Leave out the pictures, and write out exactly the lines from the beginning of the material to the line holding "W, H = 1246, 778", that line included, and nothing else.
— Begin —
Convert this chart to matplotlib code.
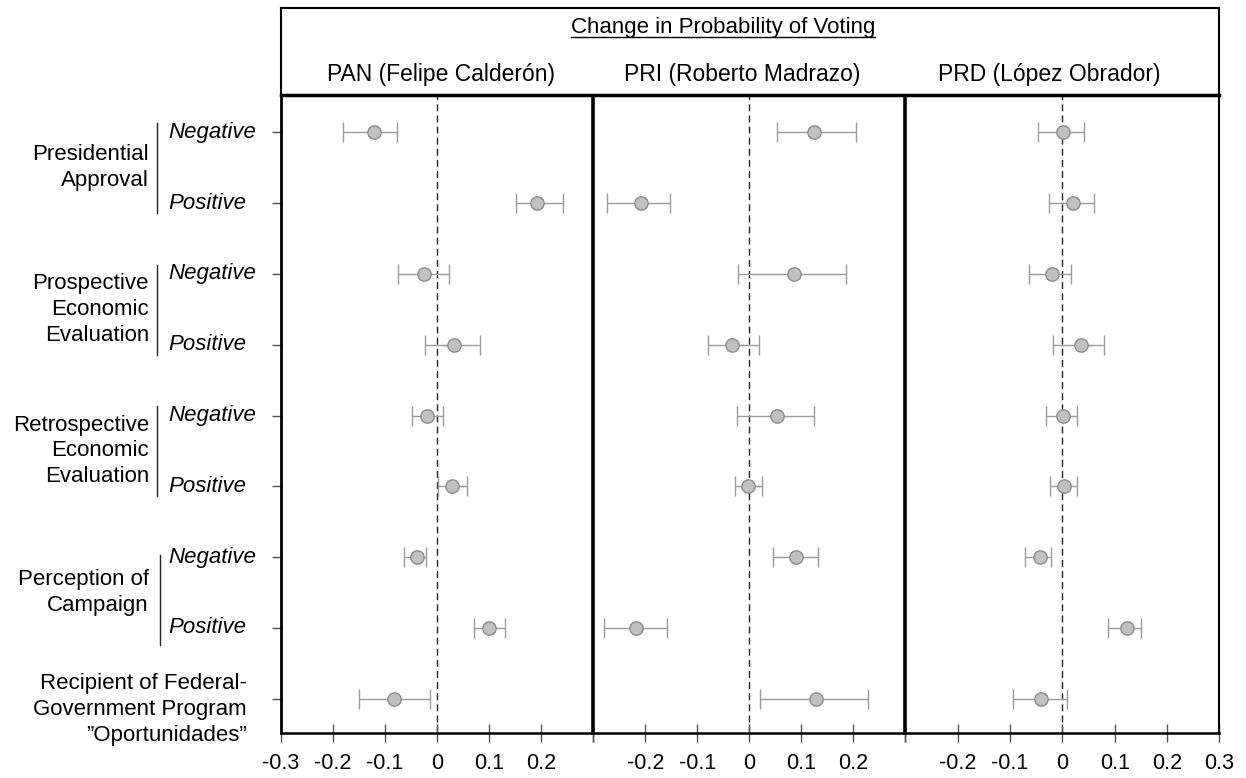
import matplotlib
matplotlib.use('Agg')
import matplotlib.pyplot as plt
import matplotlib.transforms as mtransforms
from matplotlib.lines import Line2D

plt.rcParams['font.family'] = ['Liberation Sans', 'DejaVu Sans']

# ---- data ----
groups = ['Presidential\nApproval', 'Prospective\nEconomic\nEvaluation',
          'Retrospective\nEconomic\nEvaluation', 'Perception of\nCampaign']
recipient_label = 'Recipient of Federal-\nGovernment Program\n”Oportunidades”'
row_labels = ['Negative', 'Positive'] * 4
parties = ['PAN (Felipe Calderón)', 'PRI (Roberto Madrazo)', 'PRD (López Obrador)']
title = 'Change in Probability of Voting'

pan_est = [-0.122, 0.192, -0.026, 0.033, -0.019, 0.028, -0.039, 0.100, -0.082]
pan_lo = [-0.181, 0.152, -0.075, -0.023, -0.049, 0.001, -0.063, 0.071, -0.151]
pan_hi = [-0.078, 0.242, 0.023, 0.083, 0.011, 0.057, -0.022, 0.131, -0.014]

pri_est = [0.125, -0.208, 0.085, -0.034, 0.053, -0.002, 0.090, -0.217, 0.129]
pri_lo = [0.054, -0.274, -0.022, -0.079, -0.024, -0.028, 0.045, -0.279, 0.020]
pri_hi = [0.205, -0.152, 0.185, 0.018, 0.124, 0.024, 0.133, -0.159, 0.229]

prd_est = [0.001, 0.020, -0.020, 0.036, 0.001, 0.004, -0.043, 0.124, -0.040]
prd_lo = [-0.047, -0.026, -0.063, -0.018, -0.031, -0.024, -0.071, 0.088, -0.094]
prd_hi = [0.042, 0.060, 0.016, 0.079, 0.028, 0.029, -0.022, 0.151, 0.009]

xticks = [-0.3, -0.2, -0.1, 0, 0.1, 0.2, 0.3]
xtick_labels = ['-0.3', '-0.2', '-0.1', '0', '0.1', '0.2', '0.3']

rows = list(range(1, 10))

W, H = 1246, 778


def fx(px):
    return px / W


def fy(py):
    return 1 - py / H


fig = plt.figure(figsize=(W / 100, H / 100), dpi=100)

panel_left = [281, 593.3, 905.3]
panel_width = [312.3, 312, 314]
top, bottom = 95, 733

series = [(pan_est, pan_lo, pan_hi), (pri_est, pri_lo, pri_hi), (prd_est, prd_lo, prd_hi)]
axes = []
for i, (est, lo, hi) in enumerate(series):
    ax = fig.add_axes([fx(panel_left[i]), fy(bottom), panel_width[i] / W, (bottom - top) / H])
    axes.append(ax)
    xerr = [[e - l for e, l in zip(est, lo)], [h - e for e, h in zip(est, hi)]]
    ax.axvline(0, color='#222222', lw=1, ls=(0, (5, 3)), zorder=1)
    ax.errorbar(est, rows, xerr=xerr, fmt='o', ms=9.6, mfc='#c0c0c0', mec='#8c8c8c',
                mew=1, ecolor='#9a9a9a', elinewidth=1, capsize=7.5, capthick=1, zorder=3)
    ax.set_xlim(-0.3, 0.3)
    ax.set_ylim(9.483, 0.473)
    labs = list(xtick_labels)
    if i != 0:
        labs[0] = ''
    if i != 2:
        labs[-1] = ''
    ax.set_xticks(xticks)
    ax.set_xticklabels(labs)
    ax.tick_params(axis='x', direction='inout', length=13, width=1, color='#555555',
                   labelsize=15.5, pad=8)
    ax.spines['top'].set_visible(False)
    ax.spines['bottom'].set_linewidth(1.8)
    if i == 0:
        ax.set_yticks(rows)
        ax.set_yticklabels([''] * len(rows))
        ax.tick_params(axis='y', direction='out', length=6.5, width=1, color='#555555')
        ax.spines['left'].set_linewidth(2)
    else:
        ax.set_yticks([])
        ax.spines['left'].set_linewidth(2.6)
    if i == 2:
        ax.spines['right'].set_linewidth(1.5)
    else:
        ax.spines['right'].set_visible(False)

# ---- left-hand labels ----
ax0 = axes[0]
trans = mtransforms.blended_transform_factory(fig.transFigure, ax0.transData)
for r, lab in zip(rows, row_labels):
    ax0.text(fx(168), r, lab, transform=trans, ha='left', va='center',
             fontsize=16, style='italic', clip_on=False)

bracket_x = [157, 157, 157, 160]
for k, g in enumerate(groups):
    r1, r2 = rows[2 * k], rows[2 * k + 1]
    ax0.text(fx(149), (r1 + r2) / 2, g, transform=trans, ha='right', va='center',
             multialignment='right', fontsize=16, linespacing=1.3, clip_on=False)
    y0, y1 = r1 - 0.13, r2 + 0.14
    if k == 3:
        y0, y1 = r1 - 0.03, r2 + 0.24
    ax0.add_line(Line2D([fx(bracket_x[k])] * 2, [y0, y1], transform=trans,
                        color='#222222', lw=1, clip_on=False))

ax0.text(fx(247), rows[8] + 0.15, recipient_label, transform=trans, ha='right',
         va='center', multialignment='right', fontsize=16, linespacing=1.3,
         clip_on=False)

# ---- header box ----
hax = fig.add_axes([fx(281), fy(95), (1219 - 281) / W, (95 - 8) / H])
hax.set_xticks([])
hax.set_yticks([])
for s in ['top', 'left', 'right']:
    hax.spines[s].set_linewidth(1.5)
hax.spines['bottom'].set_linewidth(2.5)

t = fig.text(fx(723), fy(27), title, ha='center', va='center', fontsize=16)
party_x = [441, 742, 1049]
for px, p in zip(party_x, parties):
    fig.text(fx(px), fy(74), p, ha='center', va='center', fontsize=16.5)

fig.canvas.draw()
bb = t.get_window_extent().transformed(fig.transFigure.inverted())
fig.add_artist(Line2D([bb.x0, bb.x1], [fy(37), fy(37)], transform=fig.transFigure,
                      color='black', lw=1))

fig.savefig('out.png', dpi=100)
— End —
# [WRITTEN ANSWER]
Convert this chart to matplotlib code.
import matplotlib
matplotlib.use('Agg')
import matplotlib.pyplot as plt
import matplotlib.transforms as mtransforms
from matplotlib.lines import Line2D

plt.rcParams['font.family'] = ['Liberation Sans', 'DejaVu Sans']

# ---- data ----
groups = ['Presidential\nApproval', 'Prospective\nEconomic\nEvaluation',
          'Retrospective\nEconomic\nEvaluation', 'Perception of\nCampaign']
recipient_label = 'Recipient of Federal-\nGovernment Program\n”Oportunidades”'
row_labels = ['Negative', 'Positive'] * 4
parties = ['PAN (Felipe Calderón)', 'PRI (Roberto Madrazo)', 'PRD (López Obrador)']
title = 'Change in Probability of Voting'

pan_est = [-0.122, 0.192, -0.026, 0.033, -0.019, 0.028, -0.039, 0.100, -0.082]
pan_lo = [-0.181, 0.152, -0.075, -0.023, -0.049, 0.001, -0.063, 0.071, -0.151]
pan_hi = [-0.078, 0.242, 0.023, 0.083, 0.011, 0.057, -0.022, 0.131, -0.014]

pri_est = [0.125, -0.208, 0.085, -0.034, 0.053, -0.002, 0.090, -0.217, 0.129]
pri_lo = [0.054, -0.274, -0.022, -0.079, -0.024, -0.028, 0.045, -0.279, 0.020]
pri_hi = [0.205, -0.152, 0.185, 0.018, 0.124, 0.024, 0.133, -0.159, 0.229]

prd_est = [0.001, 0.020, -0.020, 0.036, 0.001, 0.004, -0.043, 0.124, -0.040]
prd_lo = [-0.047, -0.026, -0.063, -0.018, -0.031, -0.024, -0.071, 0.088, -0.094]
prd_hi = [0.042, 0.060, 0.016, 0.079, 0.028, 0.029, -0.022, 0.151, 0.009]

xticks = [-0.3, -0.2, -0.1, 0, 0.1, 0.2, 0.3]
xtick_labels = ['-0.3', '-0.2', '-0.1', '0', '0.1', '0.2', '0.3']

rows = list(range(1, 10))

W, H = 1246, 778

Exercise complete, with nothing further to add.